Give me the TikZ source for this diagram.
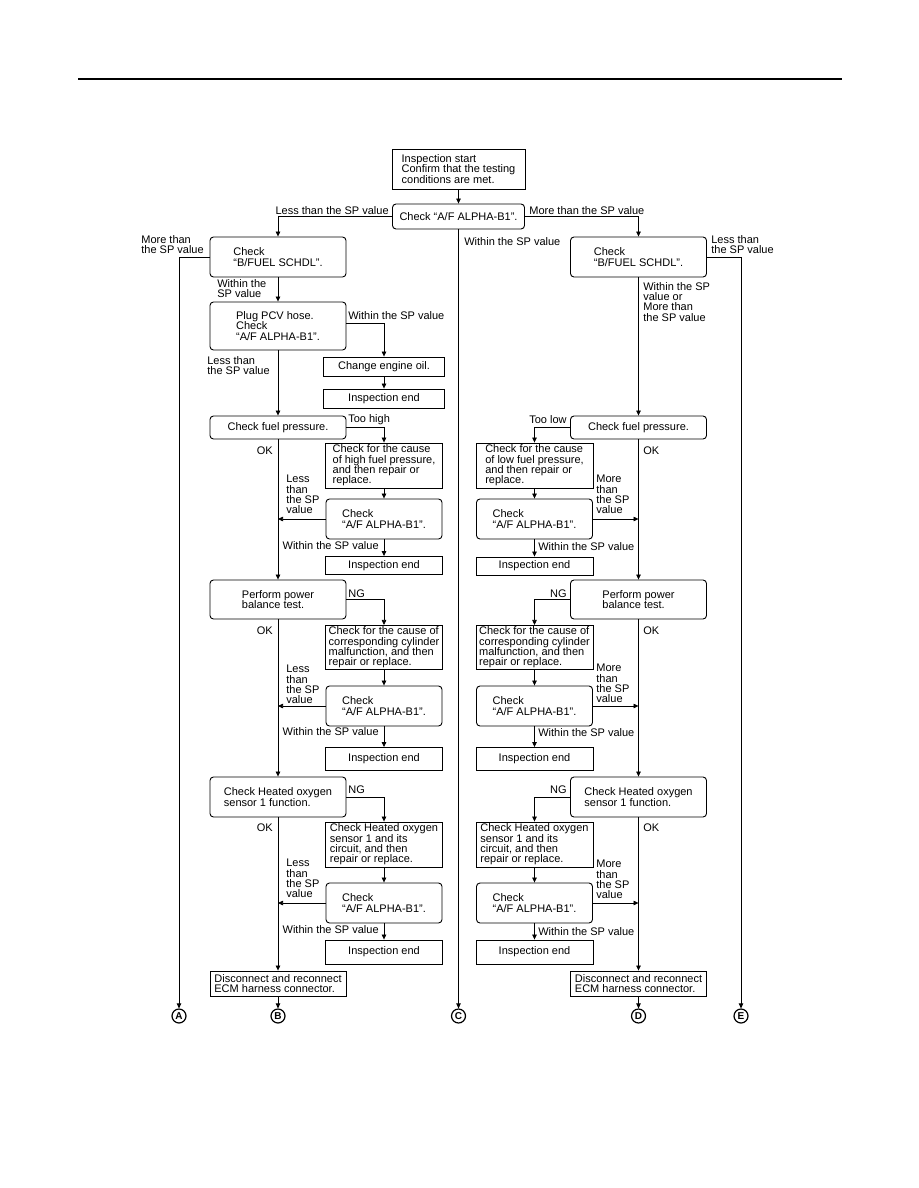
\documentclass[tikz,border=0pt]{standalone}
\usepackage{fontspec}
\setmainfont{Liberation Sans}
\usepackage{tikz}
\usetikzlibrary{arrows.meta,positioning,calc}

\begin{document}
\begin{tikzpicture}[x=1pt,y=-1pt,->,>={Triangle[length=5pt,width=4.5pt]},line width=0.7pt,
  font=\fontsize{11}{10.3}\selectfont]

   \tikzstyle{rbox}=[draw,rounded corners=3.5pt,line width=0.9pt,minimum width=136pt,align=left,inner xsep=2pt,inner ysep=1.5pt]
   \tikzstyle{sbox}=[draw,line width=0.9pt,minimum width=117pt,align=left,inner xsep=2pt,inner ysep=1.5pt]
   \tikzstyle{lbl}=[inner sep=0pt,align=left]
   \tikzstyle{tag}=[draw,circle,line width=1.2pt,inner sep=0pt,minimum size=14pt,font=\fontsize{10}{10}\selectfont\bfseries]

   \useasboundingbox (0,0) rectangle (918,1188);
   \draw[-,line width=2pt] (78,79) -- (842,79);

   % top of the chart
   \node[sbox,minimum width=133pt,minimum height=40pt] (start) at (458.5,169) {Inspection start\\Confirm that the testing\\conditions are met.};
   \node[rbox,minimum width=132pt,minimum height=25pt] (chk) at (458.5,216.5) {Check “A/F ALPHA-B1”.};
   \node[rbox,minimum height=40pt] (bfL) at (278,257) {Check\\“B/FUEL SCHDL”.};
   \node[rbox,minimum height=40pt] (bfR) at (638.5,257) {Check\\“B/FUEL SCHDL”.};
   \node[rbox,minimum height=48pt] (pcv) at (278,326) {Plug PCV hose.\\Check\\“A/F ALPHA-B1”.};
   \node[sbox,minimum width=121pt,minimum height=19pt] (oil) at (384,366.5) {Change engine oil.};
   \node[sbox,minimum width=121pt,minimum height=19pt] (endA) at (384,398.5) {Inspection end};

   % fuel pressure
   \node[rbox,minimum height=23pt] (fpL) at (278,427.5) {Check fuel pressure.};
   \node[rbox,minimum height=23pt] (fpR) at (638.5,427.5) {Check fuel pressure.};
   \node[sbox,minimum height=45pt] (causeL1) at (384,465.5) {Check for the cause\\of high fuel pressure,\\and then repair or\\replace.};
   \node[sbox,minimum height=45pt] (causeR1) at (534.5,465.5) {Check for the cause\\of low fuel pressure,\\and then repair or\\replace.};
   \node[rbox,minimum width=116pt,minimum height=40pt] (chkL1) at (384,519) {Check\\“A/F ALPHA-B1”.};
   \node[rbox,minimum width=116pt,minimum height=40pt] (chkR1) at (534.5,519) {Check\\“A/F ALPHA-B1”.};
   \node[sbox,minimum height=18pt] (endL1) at (384,565.5) {Inspection end};
   \node[sbox,minimum height=18pt] (endR1) at (534.5,566) {Inspection end};

   % power balance
   \node[rbox,minimum height=39pt] (powL) at (278,599.5) {Perform power\\balance test.};
   \node[rbox,minimum height=39pt] (powR) at (638.5,599.5) {Perform power\\balance test.};
   \node[sbox,minimum height=43pt] (causeL2) at (384,647.5) {Check for the cause of\\corresponding cylinder\\malfunction, and then\\repair or replace.};
   \node[sbox,minimum height=43pt] (causeR2) at (534.5,647.5) {Check for the cause of\\corresponding cylinder\\malfunction, and then\\repair or replace.};
   \node[rbox,minimum width=116pt,minimum height=40pt] (chkL2) at (384,706) {Check\\“A/F ALPHA-B1”.};
   \node[rbox,minimum width=116pt,minimum height=40pt] (chkR2) at (534.5,706) {Check\\“A/F ALPHA-B1”.};
   \node[sbox,minimum height=23pt] (endL2) at (384,759) {Inspection end};
   \node[sbox,minimum height=23pt] (endR2) at (534.5,759) {Inspection end};

   % heated oxygen sensor
   \node[rbox,minimum height=40pt] (o2L) at (278,797) {Check Heated oxygen\\sensor 1 function.};
   \node[rbox,minimum height=40pt] (o2R) at (638.5,797) {Check Heated oxygen\\sensor 1 function.};
   \node[sbox,minimum height=45pt] (causeL3) at (384,844.5) {Check Heated oxygen\\sensor 1 and its\\circuit, and then\\repair or replace.};
   \node[sbox,minimum height=45pt] (causeR3) at (534.5,844.5) {Check Heated oxygen\\sensor 1 and its\\circuit, and then\\repair or replace.};
   \node[rbox,minimum width=116pt,minimum height=40pt] (chkL3) at (384,903) {Check\\“A/F ALPHA-B1”.};
   \node[rbox,minimum width=116pt,minimum height=40pt] (chkR3) at (534.5,903) {Check\\“A/F ALPHA-B1”.};
   \node[sbox,minimum height=24pt] (endL3) at (384,952) {Inspection end};
   \node[sbox,minimum height=24pt] (endR3) at (534.5,952) {Inspection end};

   \node[sbox,minimum width=136pt,minimum height=25pt] (discL) at (278,983.5) {Disconnect and reconnect\\ECM harness connector.};
   \node[sbox,minimum width=136pt,minimum height=25pt] (discR) at (638.5,983.5) {Disconnect and reconnect\\ECM harness connector.};

   \node[tag] (A) at (179,1016) {A};
   \node[tag] (B) at (278,1016) {B};
   \node[tag] (C) at (458.5,1016) {C};
   \node[tag] (D) at (638.5,1016) {D};
   \node[tag] (E) at (741,1016) {E};

   % connectors
   \draw (start) -- (chk);
   \draw (chk.west) -| (bfL.north);
   \draw (chk.east) -| (bfR.north);
   \draw (chk) -- (C);
   \draw (bfL.west) -| (A.north);
   \draw (bfR.east) -| (E.north);
   \draw (bfL) -- (pcv);
   \draw ([yshift=3pt]pcv.east) -| (oil.north);
   \draw (oil) -- (endA);
   \draw (pcv) -- (fpL);
   \draw (bfR) -- (fpR);

   \draw (fpL.east) -| (causeL1.north);
   \draw (fpR.west) -| (causeR1.north);
   \draw (causeL1) -- (chkL1);
   \draw (causeR1) -- (chkR1);
   \draw (chkL1.west) -- (chkL1.west -| fpL.south);
   \draw (chkR1.east) -- (chkR1.east -| fpR.south);
   \draw (chkL1) -- (endL1);
   \draw (chkR1) -- (endR1);
   \draw (fpL) -- (powL);
   \draw (fpR) -- (powR);

   \draw (powL.east) -| (causeL2.north);
   \draw (powR.west) -| (causeR2.north);
   \draw (causeL2) -- (chkL2);
   \draw (causeR2) -- (chkR2);
   \draw (chkL2.west) -- (chkL2.west -| powL.south);
   \draw (chkR2.east) -- (chkR2.east -| powR.south);
   \draw (chkL2) -- (endL2);
   \draw (chkR2) -- (endR2);
   \draw (powL) -- (o2L);
   \draw (powR) -- (o2R);

   \draw (o2L.east) -| (causeL3.north);
   \draw (o2R.west) -| (causeR3.north);
   \draw (causeL3) -- (chkL3);
   \draw (causeR3) -- (chkR3);
   \draw (chkL3.west) -- (chkL3.west -| o2L.south);
   \draw (chkR3.east) -- (chkR3.east -| o2R.south);
   \draw (chkL3) -- (endL3);
   \draw (chkR3) -- (endR3);
   \draw (o2L) -- (discL);
   \draw (o2R) -- (discR);
   \draw (discL) -- (B);
   \draw (discR) -- (D);

   % labels
   \node[lbl,anchor=east] at (389,211) {Less than the SP value};
   \node[lbl,anchor=west] at (529,211) {More than the SP value};
   \node[lbl,anchor=west] at (464,242) {Within the SP value};
   \node[lbl,anchor=north west] at (141,235) {More than\\the SP value};
   \node[lbl,anchor=north west] at (711,235) {Less than\\the SP value};
   \node[lbl,anchor=north west] at (217,279) {Within the\\SP value};
   \node[lbl,anchor=north west] at (643,282) {Within the SP\\value or\\More than\\the SP value};
   \node[lbl,anchor=west] at (348,316) {Within the SP value};
   \node[lbl,anchor=north west] at (207,356) {Less than\\the SP value};

   \node[lbl,anchor=west] at (348,420) {Too high};
   \node[lbl,anchor=east] at (567,420) {Too low};
   \node[lbl,anchor=east] at (273,451) {OK};
   \node[lbl,anchor=west] at (643,451) {OK};
   \node[lbl,anchor=north west] at (286,475) {Less\\than\\the SP\\value};
   \node[lbl,anchor=north west] at (596,475) {More\\than\\the SP\\value};
   \node[lbl,anchor=east] at (379,546) {Within the SP value};
   \node[lbl,anchor=west] at (538,547) {Within the SP value};

   \node[lbl,anchor=west] at (348,594) {NG};
   \node[lbl,anchor=east] at (567,594) {NG};
   \node[lbl,anchor=east] at (273,631) {OK};
   \node[lbl,anchor=west] at (643,631) {OK};
   \node[lbl,anchor=north west] at (286,665) {Less\\than\\the SP\\value};
   \node[lbl,anchor=north west] at (596,664) {More\\than\\the SP\\value};
   \node[lbl,anchor=east] at (379,732) {Within the SP value};
   \node[lbl,anchor=west] at (538,733) {Within the SP value};

   \node[lbl,anchor=west] at (348,790) {NG};
   \node[lbl,anchor=east] at (567,790) {NG};
   \node[lbl,anchor=east] at (273,828) {OK};
   \node[lbl,anchor=west] at (643,828) {OK};
   \node[lbl,anchor=north west] at (286,859) {Less\\than\\the SP\\value};
   \node[lbl,anchor=north west] at (596,860) {More\\than\\the SP\\value};
   \node[lbl,anchor=east] at (379,930) {Within the SP value};
   \node[lbl,anchor=west] at (538,932) {Within the SP value};

\end{tikzpicture}
\end{document}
================================
TASK TO CARRY OUT: Give again, exactly, the lines from the start of the data through the one holding "(78,79) -- (842,79);"; omit the pictures.

RESULT OF THE TASK:
Give me the TikZ source for this diagram.
\documentclass[tikz,border=0pt]{standalone}
\usepackage{fontspec}
\setmainfont{Liberation Sans}
\usepackage{tikz}
\usetikzlibrary{arrows.meta,positioning,calc}

\begin{document}
\begin{tikzpicture}[x=1pt,y=-1pt,->,>={Triangle[length=5pt,width=4.5pt]},line width=0.7pt,
  font=\fontsize{11}{10.3}\selectfont]

   \tikzstyle{rbox}=[draw,rounded corners=3.5pt,line width=0.9pt,minimum width=136pt,align=left,inner xsep=2pt,inner ysep=1.5pt]
   \tikzstyle{sbox}=[draw,line width=0.9pt,minimum width=117pt,align=left,inner xsep=2pt,inner ysep=1.5pt]
   \tikzstyle{lbl}=[inner sep=0pt,align=left]
   \tikzstyle{tag}=[draw,circle,line width=1.2pt,inner sep=0pt,minimum size=14pt,font=\fontsize{10}{10}\selectfont\bfseries]

   \useasboundingbox (0,0) rectangle (918,1188);
   \draw[-,line width=2pt] (78,79) -- (842,79);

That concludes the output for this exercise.